There are a lot of handyman types who used to have contractor’s licenses, but no longer do so;
There are also lots of handy man types who have never been licensed.

Bottom line is that if the only item of importance to you is cost and not competency, then by all means go ahead a use unlicensed people.

Usually, the unlicensed people are less costly because in large measure they don’t have to incur certain overhead that the licensed persons do have to incur.
However , if you have the unlicensed people you want to use, whether it be an unlicensed contractor or an unlicensed mold remediator, the key is to vet their qualifications and then call and talk to their references.
If you use these folks without doing the same you might very well have taken on a burden that you never expected, such as they start a job for you, take your money, and then don’t complete the job; or they go out of business; or they simply leave the State.
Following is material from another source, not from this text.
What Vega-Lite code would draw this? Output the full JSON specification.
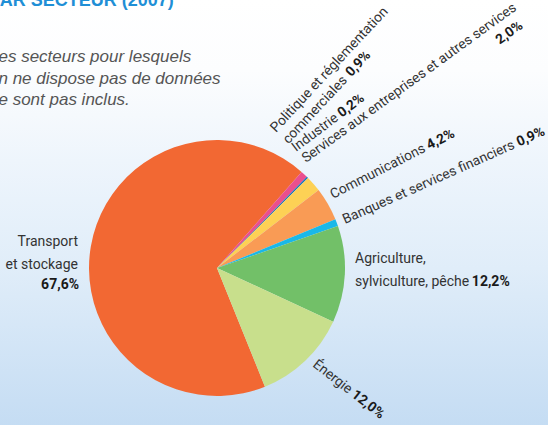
{
  "$schema": "https://vega.github.io/schema/vega-lite/v6.json",
  "width": 662,
  "height": 536,
  "autosize": {"type": "none"},
  "padding": {"left": -114, "top": 0, "right": 0, "bottom": -111},
  "background": "#ffffff",
  "view": {
    "stroke": null,
    "fill": {
      "gradient": "linear", "x1": 0, "y1": 0, "x2": 0, "y2": 1,
      "stops": [
        {"offset": 0, "color": "#ffffff"},
        {"offset": 0.13, "color": "#fcfdfe"},
        {"offset": 0.3, "color": "#eef5fc"},
        {"offset": 0.5, "color": "#e0edf9"},
        {"offset": 0.8, "color": "#c4dcf3"},
        {"offset": 1, "color": "#bcd7f1"}
      ]
    }
  },
  "title": {
    "text": "PAR SECTEUR (2007)",
    "subtitle": ["Les secteurs pour lesquels", "on ne dispose pas de données", "ne sont pas inclus."],
    "orient": "top",
    "anchor": "start",
    "frame": "group",
    "align": "left",
    "baseline": "alphabetic",
    "offset": 0,
    "dx": 103,
    "dy": 122,
    "font": "Liberation Sans",
    "fontSize": 18,
    "fontWeight": "bold",
    "color": "#1f8fd6",
    "subtitleFont": "Liberation Sans",
    "subtitleFontSize": 17,
    "subtitleFontStyle": "italic",
    "subtitleColor": "#555555",
    "subtitleLineHeight": 21.5,
    "subtitlePadding": 38
  },
  "data": {
    "values": [
      {"key": "T", "sector": "Transport et stockage", "value": 67.6, "order": 1, "name": ["Transport", "et stockage"], "pct": "67,6%"},
      {"key": "P", "sector": "Politique et réglementation commerciales", "value": 0.9, "order": 2, "name": ["Politique et réglementation", "commerciales"], "pct": "0,9%"},
      {"key": "I", "sector": "Industrie", "value": 0.2, "order": 3, "name": "Industrie", "pct": "0,2%"},
      {"key": "S", "sector": "Services aux entreprises et autres services", "value": 2.0, "order": 4, "name": "Services aux entreprises et autres services", "pct": "2,0%"},
      {"key": "C", "sector": "Communications", "value": 4.2, "order": 5, "name": "Communications", "pct": "4,2%"},
      {"key": "B", "sector": "Banques et services financiers", "value": 0.9, "order": 6, "name": "Banques et services financiers", "pct": "0,9%"},
      {"key": "A", "sector": "Agriculture, sylviculture, pêche", "value": 12.2, "order": 7, "name": ["Agriculture,", "sylviculture, pêche"], "pct": "12,2%"},
      {"key": "E", "sector": "Énergie", "value": 12.0, "order": 8, "name": "Énergie", "pct": "12,0%"}
    ]
  },
  "encoding": {
    "theta": {"field": "value", "type": "quantitative", "stack": true, "scale": {"range": [2.7576, 9.0408]}},
    "order": {"field": "order", "type": "quantitative"}
  },
  "layer": [
    {
      "mark": {"type": "arc", "outerRadius": 128},
      "encoding": {
        "color": {
          "field": "key", "type": "nominal", "legend": null,
          "scale": {"domain": ["T", "P", "I", "S", "C", "B", "A", "E"],
                    "range": ["#f26833", "#ea4f8e", "#1e74b8", "#fdd155", "#f99b55", "#1ab8e8", "#72c068", "#c8df8c"]}
        }
      }
    },
    {"mark": {"type": "text", "radius": 128, "align": "right", "baseline": "alphabetic", "angle": 0, "dx": -12.8, "dy": -0.5, "lineHeight": 23, "font": "Roboto", "fontSize": 14, "color": "#333333"},
     "encoding": {"text": {"condition": {"test": "datum.key === 'T'", "field": "name", "type": "nominal"}, "value": ""}}},
    {"mark": {"type": "text", "radius": 128, "align": "right", "baseline": "alphabetic", "angle": 0, "dx": -11.8, "dy": 42.5, "font": "Roboto", "fontSize": 14, "fontWeight": "bold", "color": "#1a1a1a"},
     "encoding": {"text": {"condition": {"test": "datum.key === 'T'", "field": "pct", "type": "nominal"}, "value": ""}}},
    {"mark": {"type": "text", "radius": 128, "align": "left", "baseline": "alphabetic", "angle": 0, "dx": 10.2, "dy": -11.3, "lineHeight": 23, "font": "Roboto", "fontSize": 14, "color": "#333333"},
     "encoding": {"text": {"condition": {"test": "datum.key === 'A'", "field": "name", "type": "nominal"}, "value": ""}}},
    {"mark": {"type": "text", "radius": 128, "align": "left", "baseline": "alphabetic", "angle": 0, "dx": 127, "dy": 11.7, "font": "Roboto", "fontSize": 14, "fontWeight": "bold", "color": "#1a1a1a"},
     "encoding": {"text": {"condition": {"test": "datum.key === 'A'", "field": "pct", "type": "nominal"}, "value": ""}}},
    {"mark": {"type": "text", "radius": 128, "align": "left", "baseline": "alphabetic", "angle": -47, "dx": 11, "dy": -48.9, "lineHeight": 17, "font": "Roboto", "fontSize": 13.8, "color": "#333333"},
     "encoding": {"text": {"condition": {"test": "datum.key === 'P'", "field": "name", "type": "nominal"}, "value": ""}}},
    {"mark": {"type": "text", "radius": 128, "align": "left", "baseline": "alphabetic", "angle": -47, "dx": 103, "dy": -31.9, "font": "Roboto", "fontSize": 13.8, "fontWeight": "bold", "color": "#1a1a1a"},
     "encoding": {"text": {"condition": {"test": "datum.key === 'P'", "field": "pct", "type": "nominal"}, "value": ""}}},
    {"mark": {"type": "text", "radius": 128, "align": "left", "baseline": "alphabetic", "angle": -37, "dx": 6.2, "dy": -27.1, "font": "Roboto", "fontSize": 13.8, "color": "#333333"},
     "encoding": {"text": {"condition": {"test": "datum.key === 'I'", "field": "name", "type": "nominal"}, "value": ""}}},
    {"mark": {"type": "text", "radius": 128, "align": "left", "baseline": "alphabetic", "angle": -37, "dx": 63.3, "dy": -27.1, "font": "Roboto", "fontSize": 13.8, "fontWeight": "bold", "color": "#1a1a1a"},
     "encoding": {"text": {"condition": {"test": "datum.key === 'I'", "field": "pct", "type": "nominal"}, "value": ""}}},
    {"mark": {"type": "text", "radius": 128, "align": "left", "baseline": "alphabetic", "angle": -36, "dx": 6.2, "dy": -21.3, "font": "Roboto", "fontSize": 13.8, "color": "#333333"},
     "encoding": {"text": {"condition": {"test": "datum.key === 'S'", "field": "name", "type": "nominal"}, "value": ""}}},
    {"mark": {"type": "text", "radius": 128, "align": "right", "baseline": "alphabetic", "angle": -36, "dx": 262, "dy": -3, "font": "Roboto", "fontSize": 13.8, "fontWeight": "bold", "color": "#1a1a1a"},
     "encoding": {"text": {"condition": {"test": "datum.key === 'S'", "field": "pct", "type": "nominal"}, "value": ""}}},
    {"mark": {"type": "text", "radius": 128, "align": "left", "baseline": "alphabetic", "angle": -27, "dx": 6.8, "dy": -2.4, "font": "Roboto", "fontSize": 13.8, "color": "#333333"},
     "encoding": {"text": {"condition": {"test": "datum.key === 'C'", "field": "name", "type": "nominal"}, "value": ""}}},
    {"mark": {"type": "text", "radius": 128, "align": "left", "baseline": "alphabetic", "angle": -27, "dx": 115, "dy": -2.4, "font": "Roboto", "fontSize": 13.8, "fontWeight": "bold", "color": "#1a1a1a"},
     "encoding": {"text": {"condition": {"test": "datum.key === 'C'", "field": "pct", "type": "nominal"}, "value": ""}}},
    {"mark": {"type": "text", "radius": 128, "align": "left", "baseline": "alphabetic", "angle": -24, "dx": 7, "dy": 4.6, "font": "Roboto", "fontSize": 13.8, "color": "#333333"},
     "encoding": {"text": {"condition": {"test": "datum.key === 'B'", "field": "name", "type": "nominal"}, "value": ""}}},
    {"mark": {"type": "text", "radius": 128, "align": "left", "baseline": "alphabetic", "angle": -24, "dx": 197.4, "dy": 4.6, "font": "Roboto", "fontSize": 13.8, "fontWeight": "bold", "color": "#1a1a1a"},
     "encoding": {"text": {"condition": {"test": "datum.key === 'B'", "field": "pct", "type": "nominal"}, "value": ""}}},
    {"mark": {"type": "text", "radius": 128, "align": "left", "baseline": "alphabetic", "angle": 38, "dx": 8.5, "dy": 0, "font": "Roboto", "fontSize": 13.8, "color": "#333333"},
     "encoding": {"text": {"condition": {"test": "datum.key === 'E'", "field": "name", "type": "nominal"}, "value": ""}}},
    {"mark": {"type": "text", "radius": 128, "align": "left", "baseline": "alphabetic", "angle": 38, "dx": 57.7, "dy": 0, "font": "Roboto", "fontSize": 13.8, "fontWeight": "bold", "color": "#1a1a1a"},
     "encoding": {"text": {"condition": {"test": "datum.key === 'E'", "field": "pct", "type": "nominal"}, "value": ""}}}
  ]
}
At that point you have not only lost time, and money paid to them, but depending upon how bad or incompetent they are /were, you might have to spend more to clean up their mess and then get the job done the right way.

With all of the review internet sites that rate professionals, such as Yelp; such as Alice’s list; or other such services, there is not excuse to not vet any professional person or company with whom you believe you want to do business. On top of the internet review sites is the individual follow up on references to clientele recently receiving the same or similar experiences.

In sum, use your common sense the vet the people licensed or not.
Generally, we would recommend that you use licensed people as they have to utilize certain insurances to become licensed. Further, they have to pass certain basic tests for the different type of licenses in addition to having experience that is detailed in their application to the Contractor’s Licensing Board.

The thought process is that if someone is licensed there is a much better chance that they will be able to do a competent job. (Not always the case so vetting is important license or no license).

Within the Contractor’s License Board in California, there are many sub-classifications; and one is well advised to make sure that whomever you hire has the type of license for the type of work you are hiring them to do;

Then are general contractors licenses under Category B- ‘General contractor’ and much of the time these persons can handle a large number of the subspecialties.

However, too, generally General Contractor’s with B licenses will hire subcontractors with specific sub licenses for particular areas and type of work; such as electrical; plumbing; tile and the like. The reader is directed to the website for the California Contractor’s licensing Board for discussion of the types of classifications etc.

Also, if someone is not licensed, not only do you take your chances on the expertise, but too, they, the unlicensed contractor takes a chance as well, as if there is a fee dispute, and they are performing jobs that require licensure with the Contractor’s Licensing Board, then the Court will likely throw out any suit that they might bring in the event the consumer fails to pay the contractor all or part of their stated fee.

Another good aspect of a licensed contractor is that they have to as part of their registration have proof of workmen’s compensation insurance and other type of surety bonds vis a vis completion of their jobs. Also, you as the consumer should not only require licensure, but also, proof of general liability insurance on the job site as well.

Even licensed contractors make mistake and are found negligent, but at least you have a fighting chance that they are reasonable competent.

So, it is Not Illegal for you to use them; but it is technically illegal for them to hold themselves out as contractors if they are unlicensed.
So, ‘buyer beware’; further I would recommend that they provide you with a list of satisfied customers and their contact information so that you can call these people and ask them specifically if there were any issues with their performance/ work etc. charges and the like.

So hopefully, armed with this information all of your questions including the hiring of an out of state mold remediator as well as an unlicensed flooring person should be self evident.